CGI Charlie Brown Has A Full Head Of Hair (Sort Of)
CGI is a whole different medium from the one Charles Schulz drew in, of course. Therefore, it is a special kind of challenge to keep things as true as possible to the Peanuts comic. In this process, things are not always as they may seem. One example is Charlie Brown's trademark single strand of hair.
Now, why a little boy would have just one strand of hair is beyond most people, but that is beside the point. In the comic, Charlie Brown gets one strand. In CGI, the one strand is actually 219 individual hairs to create the trademark curl.
A Charlie Brown Christmas Is Memorialized Everywhere
A Charlie Brown Christmas is one of 45 Charlie Brown television specials and is easily one of the most iconic. The special is memorialized each year in the Macy's Thanksgiving Day Parade and is featured annually on television throughout the holiday season. Even the United States Postal Service has commemorated the 50th anniversary of the special with a stamp.
While Charlie Brown's Halloween special, It's the Great Pumpkin, Charlie Brown, A Charlie Brown Thanksgiving, and so many more specials are iconic in their own right, there is nothing quite like the magic of A Charlie Brown Christmas.
From Newspaper To 3D
While Charles Schulz may no longer be with us, his son and grandson are. Therefore, they can carry the Peanuts legacy as far as cultural relevance and, of course, technology, allows them to go with it. Craig and Bryan Schulz helped write "The Peanuts Movie," which was created using CGI.
Although Charles Schulz drew up his comics in his own style, it's likely that he'd enjoy his creation memorialized in 3-dimensional wonder as well, especially since his son and grandson helped.

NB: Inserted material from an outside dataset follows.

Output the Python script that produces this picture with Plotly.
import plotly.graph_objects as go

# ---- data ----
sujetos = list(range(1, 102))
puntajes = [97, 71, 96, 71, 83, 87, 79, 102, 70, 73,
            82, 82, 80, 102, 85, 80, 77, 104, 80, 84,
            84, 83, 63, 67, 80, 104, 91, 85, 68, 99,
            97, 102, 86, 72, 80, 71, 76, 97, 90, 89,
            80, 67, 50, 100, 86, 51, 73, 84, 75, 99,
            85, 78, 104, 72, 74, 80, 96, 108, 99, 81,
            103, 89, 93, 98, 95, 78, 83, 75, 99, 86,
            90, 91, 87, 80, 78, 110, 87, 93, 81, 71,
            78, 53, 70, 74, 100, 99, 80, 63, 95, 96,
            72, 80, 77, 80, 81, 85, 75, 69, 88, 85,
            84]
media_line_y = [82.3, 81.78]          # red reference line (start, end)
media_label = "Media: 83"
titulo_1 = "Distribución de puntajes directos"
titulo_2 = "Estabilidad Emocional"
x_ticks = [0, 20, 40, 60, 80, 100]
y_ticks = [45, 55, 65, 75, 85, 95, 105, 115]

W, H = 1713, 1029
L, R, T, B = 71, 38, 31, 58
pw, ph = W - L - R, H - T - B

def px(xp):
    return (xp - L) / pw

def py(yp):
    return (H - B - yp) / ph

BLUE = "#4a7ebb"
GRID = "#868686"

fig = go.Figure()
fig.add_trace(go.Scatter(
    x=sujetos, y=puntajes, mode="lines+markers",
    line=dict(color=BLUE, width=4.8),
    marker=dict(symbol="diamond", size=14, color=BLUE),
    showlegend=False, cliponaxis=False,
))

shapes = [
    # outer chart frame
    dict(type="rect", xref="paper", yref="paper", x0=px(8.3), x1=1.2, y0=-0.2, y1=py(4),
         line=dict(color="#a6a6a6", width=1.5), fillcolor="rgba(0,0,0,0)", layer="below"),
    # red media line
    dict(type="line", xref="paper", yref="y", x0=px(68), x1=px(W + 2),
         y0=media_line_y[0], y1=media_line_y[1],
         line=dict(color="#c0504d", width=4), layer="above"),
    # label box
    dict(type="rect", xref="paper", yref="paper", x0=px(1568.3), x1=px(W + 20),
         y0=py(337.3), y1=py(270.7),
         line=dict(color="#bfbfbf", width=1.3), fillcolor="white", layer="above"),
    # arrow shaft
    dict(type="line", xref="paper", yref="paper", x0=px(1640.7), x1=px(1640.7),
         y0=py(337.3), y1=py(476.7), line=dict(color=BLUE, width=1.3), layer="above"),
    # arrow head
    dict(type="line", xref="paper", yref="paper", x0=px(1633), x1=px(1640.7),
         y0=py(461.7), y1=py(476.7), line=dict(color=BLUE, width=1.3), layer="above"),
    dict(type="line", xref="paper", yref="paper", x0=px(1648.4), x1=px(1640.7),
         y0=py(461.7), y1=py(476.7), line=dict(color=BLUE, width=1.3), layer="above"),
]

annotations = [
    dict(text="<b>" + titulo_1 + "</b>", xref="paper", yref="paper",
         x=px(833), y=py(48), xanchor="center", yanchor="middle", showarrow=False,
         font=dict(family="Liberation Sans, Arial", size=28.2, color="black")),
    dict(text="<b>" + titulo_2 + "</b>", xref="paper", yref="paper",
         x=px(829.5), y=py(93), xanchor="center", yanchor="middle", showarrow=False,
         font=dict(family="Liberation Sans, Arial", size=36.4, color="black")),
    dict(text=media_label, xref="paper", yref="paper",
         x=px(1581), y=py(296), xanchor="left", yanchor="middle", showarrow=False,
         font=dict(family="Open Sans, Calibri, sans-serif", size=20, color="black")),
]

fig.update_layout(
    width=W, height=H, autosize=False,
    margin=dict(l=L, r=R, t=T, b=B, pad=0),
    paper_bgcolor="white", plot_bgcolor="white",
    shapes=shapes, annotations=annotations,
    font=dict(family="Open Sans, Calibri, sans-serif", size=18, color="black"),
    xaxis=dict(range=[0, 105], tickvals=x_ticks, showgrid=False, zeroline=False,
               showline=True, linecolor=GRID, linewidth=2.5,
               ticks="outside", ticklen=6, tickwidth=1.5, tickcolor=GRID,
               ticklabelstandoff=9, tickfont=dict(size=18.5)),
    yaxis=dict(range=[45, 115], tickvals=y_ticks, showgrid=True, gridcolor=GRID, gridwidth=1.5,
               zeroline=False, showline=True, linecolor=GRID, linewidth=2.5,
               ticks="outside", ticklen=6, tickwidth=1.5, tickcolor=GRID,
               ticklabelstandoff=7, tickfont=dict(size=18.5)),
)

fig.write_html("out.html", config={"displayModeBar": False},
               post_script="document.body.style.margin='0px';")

The Peanuts Are Essential To The Macy's Parade
The Macy's Thanksgiving Day parade in New York City is likely the most-watched kickoff to the annual holiday season in the nation. Millions around the nation and world watch, and integral to the spectacle is, of course, the gigantic Peanuts balloons that glide above the crowd, helping to complete the magic of the parade.
Each year, parade attendees and spectators everywhere wait with bated breath to see whether the weather and winds will cooperate so that Snoopy and the gang get to fly. Even that anticipation is part of the magic of Peanuts.

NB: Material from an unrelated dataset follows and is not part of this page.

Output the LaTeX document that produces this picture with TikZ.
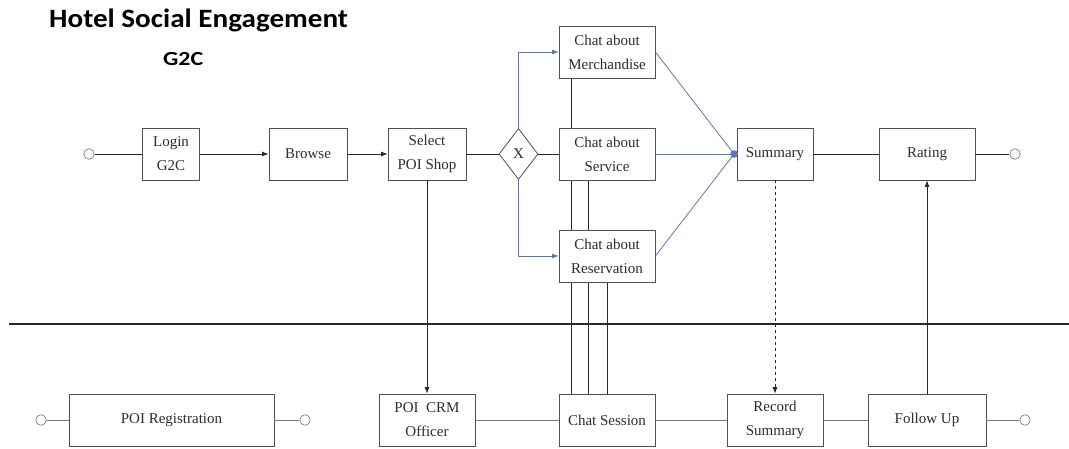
\documentclass[tikz,border=0pt]{standalone}
\usepackage{fontspec}
\setmainfont{Liberation Serif}
\newfontfamily\boxserif{Liberation Serif}
\newfontfamily\headfont{Carlito}
\usetikzlibrary{shapes.geometric,arrows.meta,backgrounds}

\definecolor{boxline}{RGB}{80,80,80}
\definecolor{wire}{RGB}{40,40,40}
\definecolor{lowwire}{RGB}{120,120,120}
\definecolor{flowblue}{RGB}{88,120,184}
\definecolor{termc}{RGB}{140,140,140}
\definecolor{textc}{RGB}{45,45,45}

\tikzset{
  stepbox/.style={draw=boxline, fill=white, line width=0.8pt, minimum height=52pt,
    inner sep=2pt, align=center, text=textc, font=\boxserif\fontsize{15}{24}\selectfont},
  gateway/.style={diamond, draw=boxline, fill=white, line width=0.8pt, inner sep=0pt,
    minimum width=39pt, minimum height=51pt, text=textc, font=\boxserif\fontsize{15}{16}\selectfont},
  term/.style={circle, draw=termc, fill=white, line width=0.8pt, minimum size=10.5pt, inner sep=0pt},
  conn/.style={draw=wire, line width=0.8pt},
  lowconn/.style={draw=lowwire, line width=0.8pt},
  arr/.style={conn, -{Latex[length=6.5pt,width=5pt]}},
  bluearr/.style={draw=flowblue, line width=0.8pt, -{Latex[length=6.5pt,width=5pt]}},
  blueline/.style={draw=flowblue, line width=0.8pt},
}

\begin{document}
\begin{tikzpicture}[x=1pt, y=-1pt]
\useasboundingbox (0,0) rectangle (1069,449);

% heading
\node[anchor=base west, inner sep=0pt, text=black] (title) at (49,28)
  {\scalebox{1.1}[1]{\headfont\bfseries\fontsize{26.5}{30}\selectfont Hotel Social Engagement}};
\node[anchor=base west, inner sep=0pt, text=black] (sub) at (163,66)
  {\scalebox{1.2}[1]{\headfont\bfseries\fontsize{20}{24}\selectfont G2C}};

% customer lane
\node[term] (cstart) at (89,154) {};
\node[stepbox, minimum width=57pt] (login) at (171,154) {Login\\G2C};
\node[stepbox, minimum width=78pt] (browse) at (308,154) {Browse};
\node[stepbox, minimum width=78pt] (select) at (427,154) {Select\\POI Shop};
\node[gateway] (gate) at (518.5,154) {X};
\node[stepbox, minimum width=96pt] (merch) at (607,52) {Chat about\\Merchandise};
\node[stepbox, minimum width=96pt] (serv) at (607,154) {Chat about\\Service};
\node[stepbox, minimum width=96pt] (resv) at (607,256) {Chat about\\Reservation};
\node[stepbox, minimum width=76pt] (summ) at (775,154) {Summary};
\node[stepbox, minimum width=96pt] (rate) at (927,154) {Rating};
\node[term] (cend) at (1015,154) {};

% hotel lane
\node[term] (hstart) at (41,420) {};
\node[stepbox, minimum width=205pt] (reg) at (171.5,420) {POI Registration};
\node[term] (hregend) at (305,420) {};
\node[stepbox, minimum width=96pt] (crm) at (427,420) {POI\ \ CRM\\Officer};
\node[stepbox, minimum width=96pt] (chat) at (607,420) {Chat Session};
\node[stepbox, minimum width=96pt] (rec) at (775,420) {Record\\Summary};
\node[stepbox, minimum width=118pt] (follow) at (927,420) {Follow Up};
\node[term] (hend) at (1025,420) {};

\coordinate (laneL) at (9,324);
\coordinate (laneR) at (1069,324);
\coordinate (merge) at ([xshift=-2.5pt]summ.west);

\begin{pgfonlayer}{background}
  % lane divider
  \draw[draw=wire, line width=1.3pt] (laneL) -- (laneR);
  % chat topics all feed the chat session
  \draw[conn] ([xshift=-36pt]merch.south) -- ([xshift=-36pt]chat.north);
  \draw[conn] ([xshift=-19pt]serv.south) -- ([xshift=-19pt]chat.north);
  \draw[conn] (resv.south) -- (chat.north);
\end{pgfonlayer}

% customer flow
\draw[conn] (cstart) -- (login);
\draw[arr] (login) -- (browse);
\draw[arr] (browse) -- (select);
\draw[conn] (select) -- (gate);
\draw[conn] (gate) -- (serv);
\draw[bluearr] (gate.north) |- (merch.west);
\draw[bluearr] (gate.south) |- (resv.west);
\draw[blueline] (merch.east) -- (merge);
\draw[blueline] (serv.east) -- (merge);
\draw[blueline] (resv.east) -- (merge);
\fill[flowblue] (merge) circle (3.8pt);
\draw[conn] (summ) -- (rate);
\draw[conn] (rate) -- (cend);

% cross-lane links
\draw[arr] (select.south) -- (crm.north);
\draw[conn, dashed, -{Latex[length=6.5pt,width=5pt]}] (summ.south) -- (rec.north);
\draw[arr] (follow.north) -- (rate.south);

% hotel flow
\draw[lowconn] (hstart) -- (reg);
\draw[lowconn] (reg) -- (hregend);
\draw[lowconn] (crm) -- (chat);
\draw[lowconn] (chat) -- (rec);
\draw[lowconn] (rec) -- (follow);
\draw[lowconn] (follow) -- (hend);
\end{tikzpicture}
\end{document}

Charlie Brown Had His Own High School Musical
Very few Millenials would know this, but Charlie Brown was once performed on an actual stage - in a musical that was popular in high school drama clubs. In 1967, the musical You're a Good Man, Charlie Brown, was brought to life on stage.
During that time, high school musical productions were much more commonplace in everyday public schools than they are now, and this one was quite popular for high school students to participate in. The musical's staging was not at all costly, the musical itself is funny and entertaining, and it makes for a near-perfect amateur theater production. It's still performed professionally around the world today.
Peanuts Immortalized Charles Schulz
Unfortunately, we lose cultural icons all the time. We think of them as larger than life, but at the end of the day, we're only left with their work. However, it is hard to let go of them, even in death, when they so fundamentally, with the brilliance of their minds, changed our minds and culture forever.
Charles Schulz is no different. American culture was indeed shaped by his genius, and he will be forever missed. However, our friends in the Peanuts gang mean he will forever live on.
Schulz Created The Strips For 50 Years
Most people don't know how many Peanuts strips there are; after all, this is a universe whose creation spanned fifty years. Further, television specials and other merchandise seem both endless and timeless. There is one thing about the Peanuts comic strip that isn't completely endless though: The creation of new comic strips.
That is not for lack of demand or lack of desire on the part of Charles Schulz, though. Schulz literally created new strips right up until his death. The last strip ran just one day after his passing.